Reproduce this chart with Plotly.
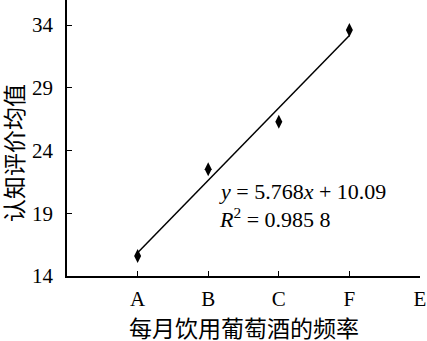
import plotly.graph_objects as go

categories = ["A", "B", "C", "F", "E"]
point_cats = ["A", "B", "C", "F"]
values = [15.6, 22.5, 26.3, 33.6]
slope = 5.768
intercept = 10.09
y_ticks = [14, 19, 24, 29, 34]

pos = {c: i + 1 for i, c in enumerate(categories)}
px = [pos[c] for c in point_cats]
line_x = [px[0], px[-1]]
line_y = [slope * x + intercept for x in line_x]

SERIF = "Liberation Serif"
CJK = "Noto Sans CJK SC"

fig = go.Figure()
fig.add_trace(go.Scatter(x=line_x, y=line_y, mode="lines",
                         line=dict(color="black", width=1.5), showlegend=False))
fig.add_trace(go.Scatter(x=px, y=values, mode="markers",
                         marker=dict(symbol="diamond-tall", size=10, color="black"),
                         showlegend=False))

fig.update_layout(
    width=427, height=341,
    margin=dict(l=67, r=7, t=0, b=65),
    paper_bgcolor="white", plot_bgcolor="white",
    font=dict(family=SERIF, size=21, color="black"),
    xaxis=dict(range=[0, 5], tickvals=list(range(1, len(categories) + 1)),
               ticktext=categories, ticks="inside", ticklen=5, tickwidth=1.2,
               tickcolor="black", showline=True, linecolor="black", linewidth=1.5,
               showgrid=False, zeroline=False, ticklabelstandoff=3,
               tickfont=dict(family=SERIF, size=21)),
    yaxis=dict(range=[14, 36], tickvals=y_ticks, ticks="inside", ticklen=5,
               tickwidth=1.2, tickcolor="black", showline=True, linecolor="black",
               linewidth=1.5, showgrid=False, zeroline=False, ticklabelstandoff=8,
               tickfont=dict(family=SERIF, size=21)),
    annotations=[
        dict(text="认知评价均值", xref="paper", yref="paper", x=0, y=0.446,
             xshift=-54, textangle=-90, showarrow=False, xanchor="center",
             yanchor="middle", font=dict(family=CJK, size=23)),
        dict(text="每月饮用葡萄酒的频率", xref="paper", yref="paper", x=0.5, y=0,
             yshift=-51, showarrow=False, xanchor="center", yanchor="middle",
             font=dict(family=CJK, size=23)),
        dict(text=f"<i>y</i> = {slope}<i>x</i> + {intercept}",
             xref="x", yref="y", x=2.12, y=20.75, showarrow=False,
             xanchor="left", yanchor="middle", font=dict(family=SERIF, size=22)),
        dict(text="<i>R</i><sup>2</sup> = 0.985 8",
             xref="x", yref="y", x=2.12, y=18.65, showarrow=False,
             xanchor="left", yanchor="middle", font=dict(family=SERIF, size=22)),
    ],
)

fig.write_html("out.html")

= = = =

• Exercise prompt
Transcribe the material exactly, and leave out whatever pictures it holds.

• Reply to the exercise
Reproduce this chart with Plotly.
import plotly.graph_objects as go

categories = ["A", "B", "C", "F", "E"]
point_cats = ["A", "B", "C", "F"]
values = [15.6, 22.5, 26.3, 33.6]
slope = 5.768
intercept = 10.09
y_ticks = [14, 19, 24, 29, 34]

pos = {c: i + 1 for i, c in enumerate(categories)}
px = [pos[c] for c in point_cats]
line_x = [px[0], px[-1]]
line_y = [slope * x + intercept for x in line_x]

SERIF = "Liberation Serif"
CJK = "Noto Sans CJK SC"

fig = go.Figure()
fig.add_trace(go.Scatter(x=line_x, y=line_y, mode="lines",
                         line=dict(color="black", width=1.5), showlegend=False))
fig.add_trace(go.Scatter(x=px, y=values, mode="markers",
                         marker=dict(symbol="diamond-tall", size=10, color="black"),
                         showlegend=False))

fig.update_layout(
    width=427, height=341,
    margin=dict(l=67, r=7, t=0, b=65),
    paper_bgcolor="white", plot_bgcolor="white",
    font=dict(family=SERIF, size=21, color="black"),
    xaxis=dict(range=[0, 5], tickvals=list(range(1, len(categories) + 1)),
               ticktext=categories, ticks="inside", ticklen=5, tickwidth=1.2,
               tickcolor="black", showline=True, linecolor="black", linewidth=1.5,
               showgrid=False, zeroline=False, ticklabelstandoff=3,
               tickfont=dict(family=SERIF, size=21)),
    yaxis=dict(range=[14, 36], tickvals=y_ticks, ticks="inside", ticklen=5,
               tickwidth=1.2, tickcolor="black", showline=True, linecolor="black",
               linewidth=1.5, showgrid=False, zeroline=False, ticklabelstandoff=8,
               tickfont=dict(family=SERIF, size=21)),
    annotations=[
        dict(text="认知评价均值", xref="paper", yref="paper", x=0, y=0.446,
             xshift=-54, textangle=-90, showarrow=False, xanchor="center",
             yanchor="middle", font=dict(family=CJK, size=23)),
        dict(text="每月饮用葡萄酒的频率", xref="paper", yref="paper", x=0.5, y=0,
             yshift=-51, showarrow=False, xanchor="center", yanchor="middle",
             font=dict(family=CJK, size=23)),
        dict(text=f"<i>y</i> = {slope}<i>x</i> + {intercept}",
             xref="x", yref="y", x=2.12, y=20.75, showarrow=False,
             xanchor="left", yanchor="middle", font=dict(family=SERIF, size=22)),
        dict(text="<i>R</i><sup>2</sup> = 0.985 8",
             xref="x", yref="y", x=2.12, y=18.65, showarrow=False,
             xanchor="left", yanchor="middle", font=dict(family=SERIF, size=22)),
    ],
)

fig.write_html("out.html")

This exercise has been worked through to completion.